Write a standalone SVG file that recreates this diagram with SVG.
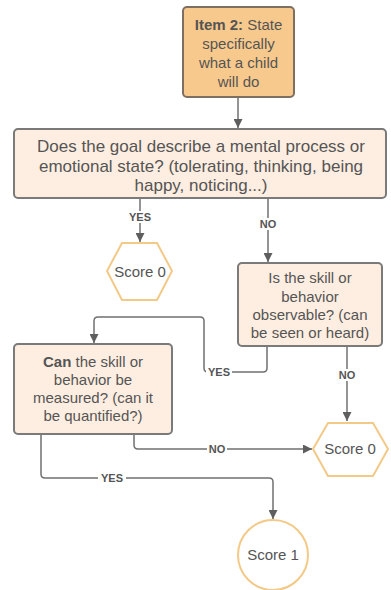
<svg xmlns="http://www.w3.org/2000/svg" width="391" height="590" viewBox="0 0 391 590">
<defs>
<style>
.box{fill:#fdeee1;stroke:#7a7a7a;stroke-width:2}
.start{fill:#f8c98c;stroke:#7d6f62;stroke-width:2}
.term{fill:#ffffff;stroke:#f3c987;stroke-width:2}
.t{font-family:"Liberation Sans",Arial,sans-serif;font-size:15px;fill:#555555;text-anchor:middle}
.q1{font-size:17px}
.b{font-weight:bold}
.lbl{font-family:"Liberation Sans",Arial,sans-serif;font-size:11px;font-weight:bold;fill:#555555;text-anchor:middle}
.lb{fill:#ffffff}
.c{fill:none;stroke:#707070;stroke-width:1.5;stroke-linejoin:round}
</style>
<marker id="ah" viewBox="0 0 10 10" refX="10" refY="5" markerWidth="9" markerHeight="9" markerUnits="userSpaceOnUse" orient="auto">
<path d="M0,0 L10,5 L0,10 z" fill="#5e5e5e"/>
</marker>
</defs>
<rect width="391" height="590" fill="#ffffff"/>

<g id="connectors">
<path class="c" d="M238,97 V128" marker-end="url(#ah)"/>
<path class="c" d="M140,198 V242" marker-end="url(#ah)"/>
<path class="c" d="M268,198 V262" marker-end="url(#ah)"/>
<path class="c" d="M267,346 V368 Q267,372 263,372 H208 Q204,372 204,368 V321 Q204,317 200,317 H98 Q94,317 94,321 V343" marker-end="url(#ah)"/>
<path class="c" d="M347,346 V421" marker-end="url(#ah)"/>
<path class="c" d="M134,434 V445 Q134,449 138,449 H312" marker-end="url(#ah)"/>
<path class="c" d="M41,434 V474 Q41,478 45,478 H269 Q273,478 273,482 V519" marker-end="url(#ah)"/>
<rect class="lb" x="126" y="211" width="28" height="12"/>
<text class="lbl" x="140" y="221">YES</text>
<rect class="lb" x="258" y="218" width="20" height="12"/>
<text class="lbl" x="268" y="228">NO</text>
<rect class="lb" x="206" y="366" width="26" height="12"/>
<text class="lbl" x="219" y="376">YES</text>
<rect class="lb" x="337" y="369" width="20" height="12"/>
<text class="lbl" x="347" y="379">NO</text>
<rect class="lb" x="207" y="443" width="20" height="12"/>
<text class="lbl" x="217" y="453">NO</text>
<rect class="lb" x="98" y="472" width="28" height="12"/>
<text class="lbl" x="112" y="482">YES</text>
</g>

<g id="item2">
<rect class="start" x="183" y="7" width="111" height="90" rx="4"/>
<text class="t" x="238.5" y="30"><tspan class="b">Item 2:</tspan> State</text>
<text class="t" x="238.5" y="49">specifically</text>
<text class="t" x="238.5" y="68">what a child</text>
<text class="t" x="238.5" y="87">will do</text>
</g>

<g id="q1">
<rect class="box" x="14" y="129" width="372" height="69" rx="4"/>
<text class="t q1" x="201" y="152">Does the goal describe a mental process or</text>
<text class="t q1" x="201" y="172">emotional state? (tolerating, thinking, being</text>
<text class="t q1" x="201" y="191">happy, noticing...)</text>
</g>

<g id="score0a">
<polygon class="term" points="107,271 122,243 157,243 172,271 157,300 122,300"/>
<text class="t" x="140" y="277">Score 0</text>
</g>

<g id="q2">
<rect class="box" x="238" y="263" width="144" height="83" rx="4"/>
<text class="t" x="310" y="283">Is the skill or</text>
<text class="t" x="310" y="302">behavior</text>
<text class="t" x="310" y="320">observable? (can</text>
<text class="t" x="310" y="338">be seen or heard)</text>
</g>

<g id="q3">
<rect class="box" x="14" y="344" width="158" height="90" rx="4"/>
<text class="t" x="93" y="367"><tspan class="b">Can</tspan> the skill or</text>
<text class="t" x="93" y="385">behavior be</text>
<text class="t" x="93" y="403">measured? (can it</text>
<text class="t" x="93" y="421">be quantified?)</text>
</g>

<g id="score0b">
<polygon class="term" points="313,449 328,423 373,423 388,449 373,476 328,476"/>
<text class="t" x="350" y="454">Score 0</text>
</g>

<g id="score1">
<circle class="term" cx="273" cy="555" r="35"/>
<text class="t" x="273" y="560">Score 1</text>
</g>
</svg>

---

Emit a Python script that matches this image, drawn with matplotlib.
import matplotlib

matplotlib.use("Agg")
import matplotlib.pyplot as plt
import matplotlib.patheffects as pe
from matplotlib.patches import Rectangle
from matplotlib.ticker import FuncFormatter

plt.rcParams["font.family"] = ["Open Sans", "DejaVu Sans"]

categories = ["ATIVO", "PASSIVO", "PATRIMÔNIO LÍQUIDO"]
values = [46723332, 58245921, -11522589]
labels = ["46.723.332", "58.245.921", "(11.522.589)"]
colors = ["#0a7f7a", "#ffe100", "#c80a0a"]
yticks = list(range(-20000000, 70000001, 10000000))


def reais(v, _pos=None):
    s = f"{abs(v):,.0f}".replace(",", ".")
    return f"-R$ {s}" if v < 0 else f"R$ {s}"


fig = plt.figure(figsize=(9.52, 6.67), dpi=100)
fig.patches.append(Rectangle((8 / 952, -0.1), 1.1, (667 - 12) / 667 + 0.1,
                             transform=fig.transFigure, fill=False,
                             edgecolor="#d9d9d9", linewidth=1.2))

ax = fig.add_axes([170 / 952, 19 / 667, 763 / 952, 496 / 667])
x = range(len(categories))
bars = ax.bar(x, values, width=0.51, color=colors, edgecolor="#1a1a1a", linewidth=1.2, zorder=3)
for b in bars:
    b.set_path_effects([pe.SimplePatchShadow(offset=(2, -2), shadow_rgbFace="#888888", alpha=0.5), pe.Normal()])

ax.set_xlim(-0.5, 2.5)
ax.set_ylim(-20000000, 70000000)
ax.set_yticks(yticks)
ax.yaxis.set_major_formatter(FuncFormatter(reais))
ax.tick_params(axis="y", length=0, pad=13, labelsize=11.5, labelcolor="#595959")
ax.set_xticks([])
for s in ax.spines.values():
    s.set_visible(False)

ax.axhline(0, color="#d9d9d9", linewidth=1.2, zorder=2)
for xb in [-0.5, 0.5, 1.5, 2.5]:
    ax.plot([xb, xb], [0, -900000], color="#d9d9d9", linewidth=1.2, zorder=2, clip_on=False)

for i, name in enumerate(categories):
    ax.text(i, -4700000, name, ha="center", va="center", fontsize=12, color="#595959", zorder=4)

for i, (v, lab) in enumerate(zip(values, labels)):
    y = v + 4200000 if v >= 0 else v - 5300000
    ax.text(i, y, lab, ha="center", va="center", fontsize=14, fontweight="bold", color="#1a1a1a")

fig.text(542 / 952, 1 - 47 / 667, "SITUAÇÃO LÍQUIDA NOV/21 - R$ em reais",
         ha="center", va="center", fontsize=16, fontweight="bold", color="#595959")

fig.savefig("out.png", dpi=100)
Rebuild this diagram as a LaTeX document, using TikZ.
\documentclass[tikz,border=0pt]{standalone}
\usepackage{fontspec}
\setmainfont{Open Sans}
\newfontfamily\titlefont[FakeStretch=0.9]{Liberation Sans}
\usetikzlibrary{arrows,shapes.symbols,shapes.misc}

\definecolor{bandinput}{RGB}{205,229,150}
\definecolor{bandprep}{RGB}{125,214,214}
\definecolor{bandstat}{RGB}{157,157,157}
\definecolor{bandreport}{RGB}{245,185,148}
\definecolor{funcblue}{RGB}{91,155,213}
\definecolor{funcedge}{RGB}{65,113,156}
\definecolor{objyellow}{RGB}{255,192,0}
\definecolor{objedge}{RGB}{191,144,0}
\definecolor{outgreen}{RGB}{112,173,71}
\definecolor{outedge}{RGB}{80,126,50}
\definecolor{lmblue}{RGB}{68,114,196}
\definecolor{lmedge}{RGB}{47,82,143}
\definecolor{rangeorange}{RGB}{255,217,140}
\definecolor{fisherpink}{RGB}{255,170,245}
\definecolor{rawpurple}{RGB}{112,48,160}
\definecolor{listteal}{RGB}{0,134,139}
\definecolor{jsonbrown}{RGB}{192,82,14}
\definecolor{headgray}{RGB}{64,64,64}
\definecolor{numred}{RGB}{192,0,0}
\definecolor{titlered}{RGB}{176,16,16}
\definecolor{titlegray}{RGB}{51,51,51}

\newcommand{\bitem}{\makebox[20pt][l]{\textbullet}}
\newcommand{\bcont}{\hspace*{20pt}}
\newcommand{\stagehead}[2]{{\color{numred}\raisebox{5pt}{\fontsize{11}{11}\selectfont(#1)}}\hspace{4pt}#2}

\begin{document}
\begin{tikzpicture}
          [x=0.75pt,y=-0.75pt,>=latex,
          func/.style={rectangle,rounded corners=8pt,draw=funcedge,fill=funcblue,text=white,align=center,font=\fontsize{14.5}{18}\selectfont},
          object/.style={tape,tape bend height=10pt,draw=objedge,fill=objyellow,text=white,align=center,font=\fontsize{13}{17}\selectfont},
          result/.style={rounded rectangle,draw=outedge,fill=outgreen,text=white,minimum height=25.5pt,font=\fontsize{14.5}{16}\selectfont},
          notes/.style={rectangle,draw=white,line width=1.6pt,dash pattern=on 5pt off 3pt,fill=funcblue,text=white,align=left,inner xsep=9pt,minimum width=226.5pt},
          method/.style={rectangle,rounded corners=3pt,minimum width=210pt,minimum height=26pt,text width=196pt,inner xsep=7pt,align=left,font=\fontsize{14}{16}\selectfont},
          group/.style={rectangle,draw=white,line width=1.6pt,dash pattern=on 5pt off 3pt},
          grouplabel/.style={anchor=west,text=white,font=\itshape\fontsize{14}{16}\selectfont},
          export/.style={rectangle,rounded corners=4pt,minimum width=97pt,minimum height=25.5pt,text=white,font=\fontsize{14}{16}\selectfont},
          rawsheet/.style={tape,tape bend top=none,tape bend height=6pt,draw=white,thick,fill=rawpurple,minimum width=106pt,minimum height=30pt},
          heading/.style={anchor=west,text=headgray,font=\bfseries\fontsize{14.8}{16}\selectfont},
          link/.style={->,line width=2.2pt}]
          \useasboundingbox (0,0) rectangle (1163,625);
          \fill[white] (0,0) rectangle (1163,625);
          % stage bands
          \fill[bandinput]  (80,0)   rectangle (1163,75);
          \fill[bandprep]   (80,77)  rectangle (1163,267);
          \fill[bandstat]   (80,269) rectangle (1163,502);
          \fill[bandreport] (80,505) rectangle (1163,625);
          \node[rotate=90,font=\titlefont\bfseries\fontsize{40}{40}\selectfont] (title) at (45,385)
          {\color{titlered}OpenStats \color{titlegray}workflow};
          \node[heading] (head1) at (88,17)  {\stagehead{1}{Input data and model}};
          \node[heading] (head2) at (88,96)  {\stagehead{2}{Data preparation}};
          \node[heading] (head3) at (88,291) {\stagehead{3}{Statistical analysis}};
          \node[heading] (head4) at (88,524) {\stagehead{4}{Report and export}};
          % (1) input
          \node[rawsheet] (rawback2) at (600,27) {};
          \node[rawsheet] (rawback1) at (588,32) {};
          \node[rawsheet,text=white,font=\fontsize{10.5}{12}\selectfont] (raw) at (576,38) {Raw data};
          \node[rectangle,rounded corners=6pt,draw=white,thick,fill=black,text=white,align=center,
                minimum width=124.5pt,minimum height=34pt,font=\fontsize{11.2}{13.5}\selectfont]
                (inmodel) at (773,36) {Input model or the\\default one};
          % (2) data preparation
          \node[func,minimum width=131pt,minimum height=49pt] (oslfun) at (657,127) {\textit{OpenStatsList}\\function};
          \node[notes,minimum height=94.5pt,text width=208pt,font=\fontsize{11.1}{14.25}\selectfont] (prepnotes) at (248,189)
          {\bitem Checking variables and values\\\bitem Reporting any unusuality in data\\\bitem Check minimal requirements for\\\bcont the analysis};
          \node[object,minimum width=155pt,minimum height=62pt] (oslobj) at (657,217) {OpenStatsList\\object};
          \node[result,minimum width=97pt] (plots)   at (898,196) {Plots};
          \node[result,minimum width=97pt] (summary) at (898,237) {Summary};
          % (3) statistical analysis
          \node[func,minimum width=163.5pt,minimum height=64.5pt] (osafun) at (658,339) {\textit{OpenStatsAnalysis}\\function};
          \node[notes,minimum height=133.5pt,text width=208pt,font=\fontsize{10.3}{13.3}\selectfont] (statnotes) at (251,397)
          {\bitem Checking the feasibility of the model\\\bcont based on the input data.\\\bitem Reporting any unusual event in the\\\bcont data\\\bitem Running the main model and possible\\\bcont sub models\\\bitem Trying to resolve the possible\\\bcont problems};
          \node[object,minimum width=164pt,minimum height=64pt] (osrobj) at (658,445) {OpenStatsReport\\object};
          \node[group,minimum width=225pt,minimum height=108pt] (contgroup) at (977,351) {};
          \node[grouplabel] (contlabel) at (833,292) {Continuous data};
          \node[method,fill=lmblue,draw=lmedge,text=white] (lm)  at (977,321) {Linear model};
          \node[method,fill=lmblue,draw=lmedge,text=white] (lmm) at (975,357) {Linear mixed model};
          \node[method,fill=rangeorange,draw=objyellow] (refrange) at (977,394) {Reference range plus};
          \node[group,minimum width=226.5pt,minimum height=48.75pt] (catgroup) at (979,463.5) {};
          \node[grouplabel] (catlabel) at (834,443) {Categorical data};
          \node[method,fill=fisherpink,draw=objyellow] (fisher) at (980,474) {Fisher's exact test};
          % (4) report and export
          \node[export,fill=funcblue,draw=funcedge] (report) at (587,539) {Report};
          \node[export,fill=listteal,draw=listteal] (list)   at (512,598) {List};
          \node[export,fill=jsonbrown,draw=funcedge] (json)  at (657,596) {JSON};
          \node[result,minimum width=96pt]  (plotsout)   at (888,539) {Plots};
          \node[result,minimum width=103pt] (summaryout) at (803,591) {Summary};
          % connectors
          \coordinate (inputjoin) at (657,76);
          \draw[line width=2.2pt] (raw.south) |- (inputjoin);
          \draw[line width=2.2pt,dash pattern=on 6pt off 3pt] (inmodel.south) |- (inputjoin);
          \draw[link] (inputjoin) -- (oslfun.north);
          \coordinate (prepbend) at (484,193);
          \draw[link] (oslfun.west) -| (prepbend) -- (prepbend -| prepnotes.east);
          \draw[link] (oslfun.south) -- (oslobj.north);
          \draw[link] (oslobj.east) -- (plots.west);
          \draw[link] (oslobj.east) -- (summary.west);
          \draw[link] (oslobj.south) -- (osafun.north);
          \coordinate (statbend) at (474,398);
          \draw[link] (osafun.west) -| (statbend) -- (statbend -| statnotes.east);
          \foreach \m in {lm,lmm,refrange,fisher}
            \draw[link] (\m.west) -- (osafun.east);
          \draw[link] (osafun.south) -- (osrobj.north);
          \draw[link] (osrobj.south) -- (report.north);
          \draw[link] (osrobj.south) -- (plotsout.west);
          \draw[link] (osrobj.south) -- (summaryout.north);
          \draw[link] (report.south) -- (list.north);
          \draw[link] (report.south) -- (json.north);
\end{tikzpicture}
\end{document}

...

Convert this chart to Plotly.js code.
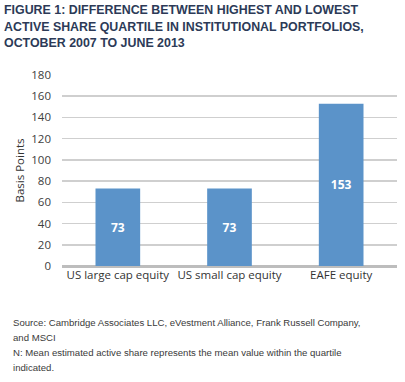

What to produce
Tally the lines of the material above that contain the word "this" and report the total alone.

Reply
4